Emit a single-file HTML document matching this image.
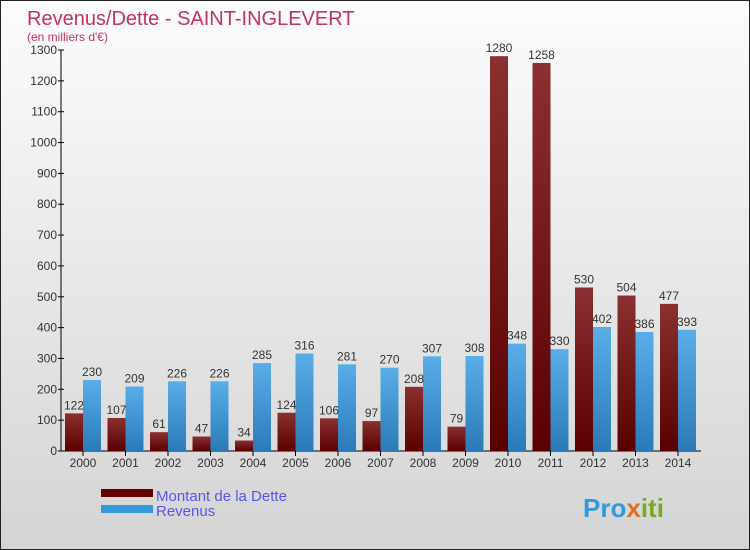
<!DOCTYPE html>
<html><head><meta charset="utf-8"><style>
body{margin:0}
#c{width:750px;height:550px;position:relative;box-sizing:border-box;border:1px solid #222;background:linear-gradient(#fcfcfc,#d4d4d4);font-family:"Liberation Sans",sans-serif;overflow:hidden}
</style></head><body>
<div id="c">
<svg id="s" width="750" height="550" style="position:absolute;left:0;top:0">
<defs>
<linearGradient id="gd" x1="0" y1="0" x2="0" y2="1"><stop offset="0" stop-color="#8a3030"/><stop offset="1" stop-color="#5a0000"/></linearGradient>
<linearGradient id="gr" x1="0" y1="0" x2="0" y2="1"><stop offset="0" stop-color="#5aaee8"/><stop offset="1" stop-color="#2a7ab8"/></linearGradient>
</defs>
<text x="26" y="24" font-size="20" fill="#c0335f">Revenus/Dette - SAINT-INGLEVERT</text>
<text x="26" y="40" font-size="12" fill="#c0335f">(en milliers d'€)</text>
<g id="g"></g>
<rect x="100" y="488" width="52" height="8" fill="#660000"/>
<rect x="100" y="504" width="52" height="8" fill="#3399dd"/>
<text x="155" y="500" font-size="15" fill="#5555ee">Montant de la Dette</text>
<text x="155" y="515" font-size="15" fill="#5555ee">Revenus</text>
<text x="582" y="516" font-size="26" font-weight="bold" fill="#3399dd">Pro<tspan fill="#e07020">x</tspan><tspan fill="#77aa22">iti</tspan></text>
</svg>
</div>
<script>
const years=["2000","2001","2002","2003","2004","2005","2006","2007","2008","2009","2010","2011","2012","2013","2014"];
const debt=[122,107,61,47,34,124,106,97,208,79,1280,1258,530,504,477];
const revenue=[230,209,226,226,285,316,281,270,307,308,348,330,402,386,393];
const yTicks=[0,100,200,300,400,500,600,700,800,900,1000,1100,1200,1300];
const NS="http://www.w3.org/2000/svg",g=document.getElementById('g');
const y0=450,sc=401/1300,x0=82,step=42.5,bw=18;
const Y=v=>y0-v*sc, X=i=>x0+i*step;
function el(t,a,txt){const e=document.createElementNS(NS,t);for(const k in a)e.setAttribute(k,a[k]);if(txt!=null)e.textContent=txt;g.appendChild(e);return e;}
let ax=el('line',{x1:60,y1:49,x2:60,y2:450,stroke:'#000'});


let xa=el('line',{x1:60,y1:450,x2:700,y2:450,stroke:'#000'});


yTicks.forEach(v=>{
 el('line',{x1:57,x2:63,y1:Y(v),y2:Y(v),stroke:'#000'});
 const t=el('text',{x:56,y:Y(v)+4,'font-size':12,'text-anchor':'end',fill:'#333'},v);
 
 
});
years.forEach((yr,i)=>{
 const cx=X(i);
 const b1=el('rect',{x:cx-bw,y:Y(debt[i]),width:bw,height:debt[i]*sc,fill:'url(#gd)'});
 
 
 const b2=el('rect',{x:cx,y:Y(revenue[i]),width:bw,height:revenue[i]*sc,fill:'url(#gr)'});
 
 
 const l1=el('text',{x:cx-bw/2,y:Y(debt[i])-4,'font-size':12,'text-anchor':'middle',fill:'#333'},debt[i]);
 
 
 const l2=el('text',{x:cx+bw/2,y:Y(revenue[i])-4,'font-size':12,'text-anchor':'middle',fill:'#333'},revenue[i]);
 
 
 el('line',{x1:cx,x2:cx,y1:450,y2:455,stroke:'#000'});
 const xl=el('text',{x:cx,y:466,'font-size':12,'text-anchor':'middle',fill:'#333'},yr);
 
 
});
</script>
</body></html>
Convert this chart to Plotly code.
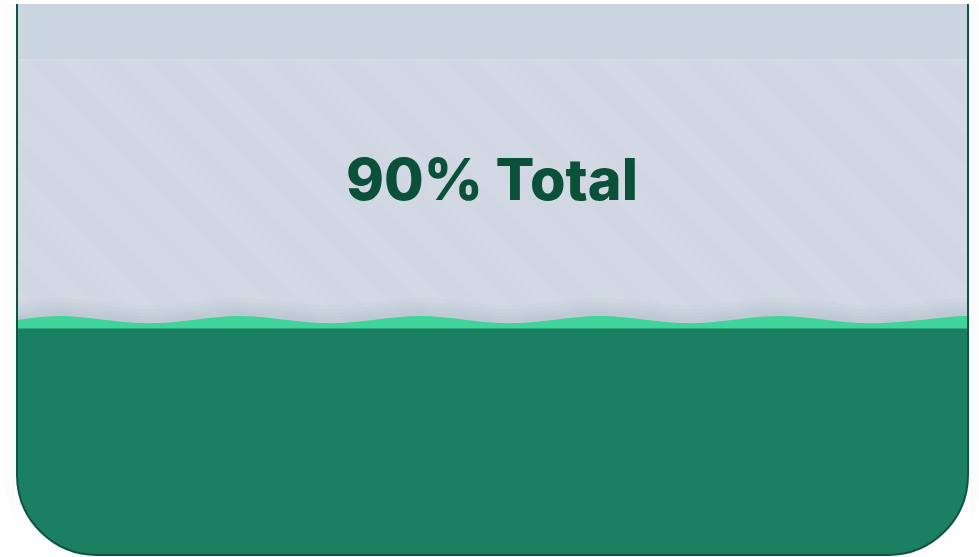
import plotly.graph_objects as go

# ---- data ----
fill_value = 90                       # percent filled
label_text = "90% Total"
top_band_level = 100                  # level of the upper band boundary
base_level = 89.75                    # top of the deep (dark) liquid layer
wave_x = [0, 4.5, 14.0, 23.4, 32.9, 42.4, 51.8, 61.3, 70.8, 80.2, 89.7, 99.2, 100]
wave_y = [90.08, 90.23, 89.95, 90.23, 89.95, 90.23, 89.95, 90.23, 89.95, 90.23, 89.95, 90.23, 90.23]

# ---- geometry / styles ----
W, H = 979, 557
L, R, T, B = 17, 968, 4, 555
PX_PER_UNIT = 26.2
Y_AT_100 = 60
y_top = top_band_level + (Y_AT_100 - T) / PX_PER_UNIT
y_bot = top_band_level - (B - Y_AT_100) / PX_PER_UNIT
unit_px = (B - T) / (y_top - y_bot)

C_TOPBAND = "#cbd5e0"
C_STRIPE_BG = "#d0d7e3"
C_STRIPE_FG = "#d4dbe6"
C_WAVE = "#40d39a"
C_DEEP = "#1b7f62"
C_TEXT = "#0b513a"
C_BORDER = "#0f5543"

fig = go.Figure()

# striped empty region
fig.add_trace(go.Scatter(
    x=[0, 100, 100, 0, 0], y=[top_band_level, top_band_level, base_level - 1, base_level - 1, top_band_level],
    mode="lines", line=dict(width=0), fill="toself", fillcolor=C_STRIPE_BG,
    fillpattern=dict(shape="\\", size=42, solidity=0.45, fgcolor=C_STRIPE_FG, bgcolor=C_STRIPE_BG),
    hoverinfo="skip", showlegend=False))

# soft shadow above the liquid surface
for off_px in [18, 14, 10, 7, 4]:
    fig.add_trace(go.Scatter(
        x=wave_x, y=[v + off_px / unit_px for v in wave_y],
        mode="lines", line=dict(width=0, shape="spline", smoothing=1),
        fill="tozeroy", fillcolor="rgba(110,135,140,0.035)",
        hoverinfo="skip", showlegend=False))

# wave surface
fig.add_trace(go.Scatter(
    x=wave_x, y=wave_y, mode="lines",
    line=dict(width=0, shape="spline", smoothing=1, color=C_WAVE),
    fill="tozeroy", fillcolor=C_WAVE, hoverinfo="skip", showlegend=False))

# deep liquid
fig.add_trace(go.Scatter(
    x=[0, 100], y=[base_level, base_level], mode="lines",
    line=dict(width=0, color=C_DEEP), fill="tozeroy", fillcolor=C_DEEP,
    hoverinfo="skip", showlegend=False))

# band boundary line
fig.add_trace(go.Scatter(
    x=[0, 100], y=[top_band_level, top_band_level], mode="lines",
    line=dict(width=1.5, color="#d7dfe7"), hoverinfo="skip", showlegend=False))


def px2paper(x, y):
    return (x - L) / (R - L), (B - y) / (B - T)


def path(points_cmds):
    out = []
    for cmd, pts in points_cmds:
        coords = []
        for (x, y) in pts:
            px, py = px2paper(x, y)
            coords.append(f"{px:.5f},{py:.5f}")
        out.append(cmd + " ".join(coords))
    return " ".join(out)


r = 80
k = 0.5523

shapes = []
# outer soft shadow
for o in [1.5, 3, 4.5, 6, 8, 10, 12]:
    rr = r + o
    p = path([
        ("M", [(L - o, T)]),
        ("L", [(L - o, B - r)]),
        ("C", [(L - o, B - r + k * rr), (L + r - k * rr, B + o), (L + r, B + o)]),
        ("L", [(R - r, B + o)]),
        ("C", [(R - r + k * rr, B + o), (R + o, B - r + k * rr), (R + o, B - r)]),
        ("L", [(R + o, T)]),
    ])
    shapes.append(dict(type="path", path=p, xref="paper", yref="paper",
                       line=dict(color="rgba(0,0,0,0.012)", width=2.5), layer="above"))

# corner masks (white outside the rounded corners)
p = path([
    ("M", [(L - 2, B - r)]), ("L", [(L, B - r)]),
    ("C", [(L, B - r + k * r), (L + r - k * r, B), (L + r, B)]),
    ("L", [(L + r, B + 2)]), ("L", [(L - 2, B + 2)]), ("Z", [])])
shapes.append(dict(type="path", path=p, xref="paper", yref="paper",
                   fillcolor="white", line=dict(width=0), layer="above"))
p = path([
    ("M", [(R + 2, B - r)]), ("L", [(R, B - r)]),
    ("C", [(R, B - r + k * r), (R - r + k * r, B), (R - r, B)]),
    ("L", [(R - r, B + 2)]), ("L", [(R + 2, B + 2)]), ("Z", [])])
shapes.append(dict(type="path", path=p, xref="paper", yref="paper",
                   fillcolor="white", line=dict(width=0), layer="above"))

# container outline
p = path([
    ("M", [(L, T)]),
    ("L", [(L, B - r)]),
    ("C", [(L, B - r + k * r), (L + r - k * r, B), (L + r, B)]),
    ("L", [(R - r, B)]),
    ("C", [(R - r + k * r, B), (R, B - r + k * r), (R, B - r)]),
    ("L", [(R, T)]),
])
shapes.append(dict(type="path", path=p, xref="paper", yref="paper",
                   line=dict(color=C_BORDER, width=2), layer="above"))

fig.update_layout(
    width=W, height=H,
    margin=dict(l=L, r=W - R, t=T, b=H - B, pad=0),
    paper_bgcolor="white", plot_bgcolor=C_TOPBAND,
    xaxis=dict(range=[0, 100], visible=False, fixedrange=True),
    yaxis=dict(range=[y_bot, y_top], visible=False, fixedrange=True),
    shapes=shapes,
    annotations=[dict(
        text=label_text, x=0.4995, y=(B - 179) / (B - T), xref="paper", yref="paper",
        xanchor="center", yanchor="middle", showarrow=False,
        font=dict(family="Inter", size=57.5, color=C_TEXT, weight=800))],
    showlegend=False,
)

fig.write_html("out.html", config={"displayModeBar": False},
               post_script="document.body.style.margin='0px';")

PROBLEM REQUIREMENTS:
Which lines of the data above contain "this"? Copy each one.

CORRECT RESPONSE:
Emit a single-file HTML document matching this image.
Convert this chart to Plotly code.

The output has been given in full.